В 1472 году, когда Катерина Корнаро (1454–1510) вышла замуж за короля Кипра Жака II Лузиньянского, ей было 18 лет. Хотя это был в полном смысле династический брак, с учетом государственных интересов Серениссимы, молодой венецианке эта партия предоставляла прекрасную возможность избежать домашнего затворничества, на что обычно были обречены жены членов венецианского Сената. В следующем году Жак умер, оставив Катерину беременной, притом в откровенно враждебном окружении. В ходе восстания, которое было устроено киприотской знатью, подстрекаемой католическим клиром острова, королева была заключена под стражу, ее родственники умерщвлены, а новорожденный сын украден. Все это дало Венеции отличный предлог для вторжения ради защиты королевы-венецианки и оказания ей помощи в подавлении мятежа. В 1475 году сын Катерины Жак III заболел и умер, возможно, в результате отравления. Без законного наследника ее положение стало вдвойне уязвимым, угрозами и запугиванием ее принудили отказаться от королевства в пользу Венецианской республики. В 1489 году, после проведения по всему острову тщательно спланированных церемоний отречения, Катерина вернулась на родину.

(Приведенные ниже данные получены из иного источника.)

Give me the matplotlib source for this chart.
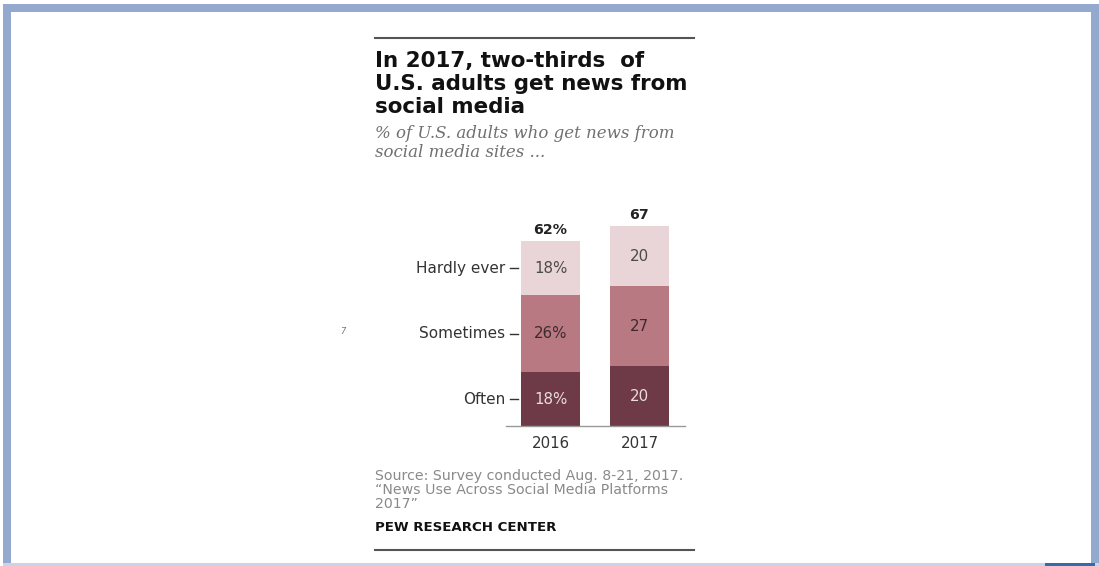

Правительство компенсировало ей потерю кипрских владений передачей в пожизненное пользование — с независимым статусом королевы — замка Азоло к северу от Венеции, где она и провела последние 20 лет своей жизни, наслаждаясь вновь обретенной свободой. Ее двор стал средоточием культурной жизни, она оказывала покровительство поэтам, художникам и музыкантам. Молва приписывала ей нескольких любовников из их числа. В замке Катерины Корнаро Пьетро Бембо, поэт и теоретик литературного языка и стиля, написал знаменитые Азоланские беседы — построенный в форме диалога трактат о возвышенной любви. Часто бывая в Азоло, он пустил в оборот словечко asolare (дословно — «проводить время по-азолан-ски»), что значило отдыхать и предаваться культурным наслаждениям жизни в обществе образованной и привлекательной женщины. Облик Катерины запечатлели многие художники, включая Пальму Веккьо, Джентиле Беллини и Тициана. Вернувшись в Венецию во время войны Камбрейской лиги, она умерла там в возрасте 56 лет и была похоронена в церкви Санти Апостоли.

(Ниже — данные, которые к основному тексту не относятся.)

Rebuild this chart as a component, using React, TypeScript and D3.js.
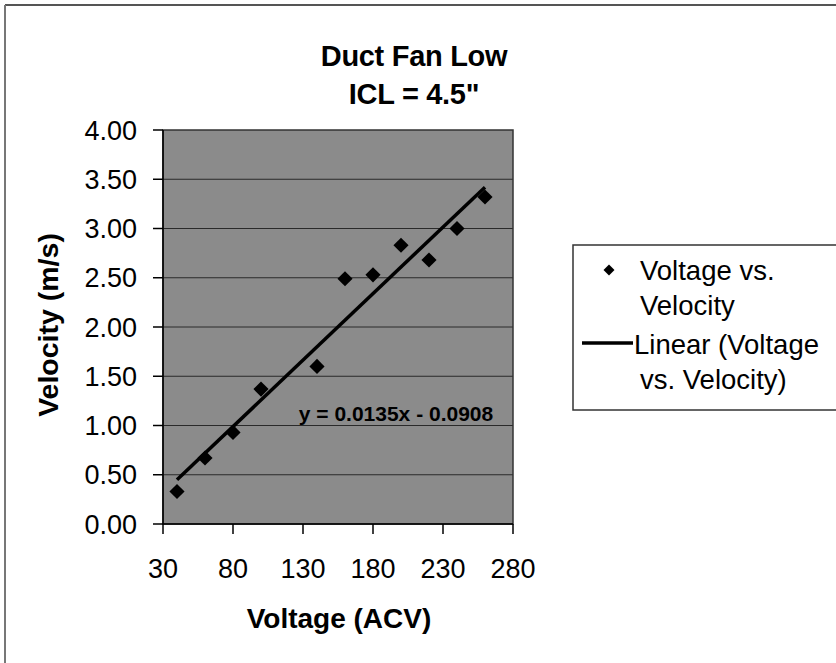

«Чем занят Ты, Господь? Почему пребываешь во сне? Восстань и приди освободить свою Церковь из рук дьявола, из рук тиранов, из рук нечестивых служителей Божьих! Единственная надежда, которая нам осталась, это знать, что скоро меч Господень обрушится на всю землю».
В условиях нараставшей в конце XV века политической нестабильности ренессансной культуре — уже достигшей расцвета, пленявшей своей открытостью чувственной красоте мира, — был брошен вызов со стороны христианского религиозного возрождения. Смутным сомнениям и страхам, всегда приходящим в преддверии политических катаклизмов, был дан выход в виде аскетически-гневных сетований о судьбе грешного человечества. Рупором этой реакции стал доминиканский монах фра Джироламо Савонарола. Он родился в 1452 году в Ферраре, а под конец правления Лоренцо Медичи появился во Флоренции, где сразу привлек внимание горожан своими яркими проповедями, исполненными риторического блеска и совершенно неординарного аскетического пафоса, ибо он обличал суетность и развращенность князей, священников и простых граждан.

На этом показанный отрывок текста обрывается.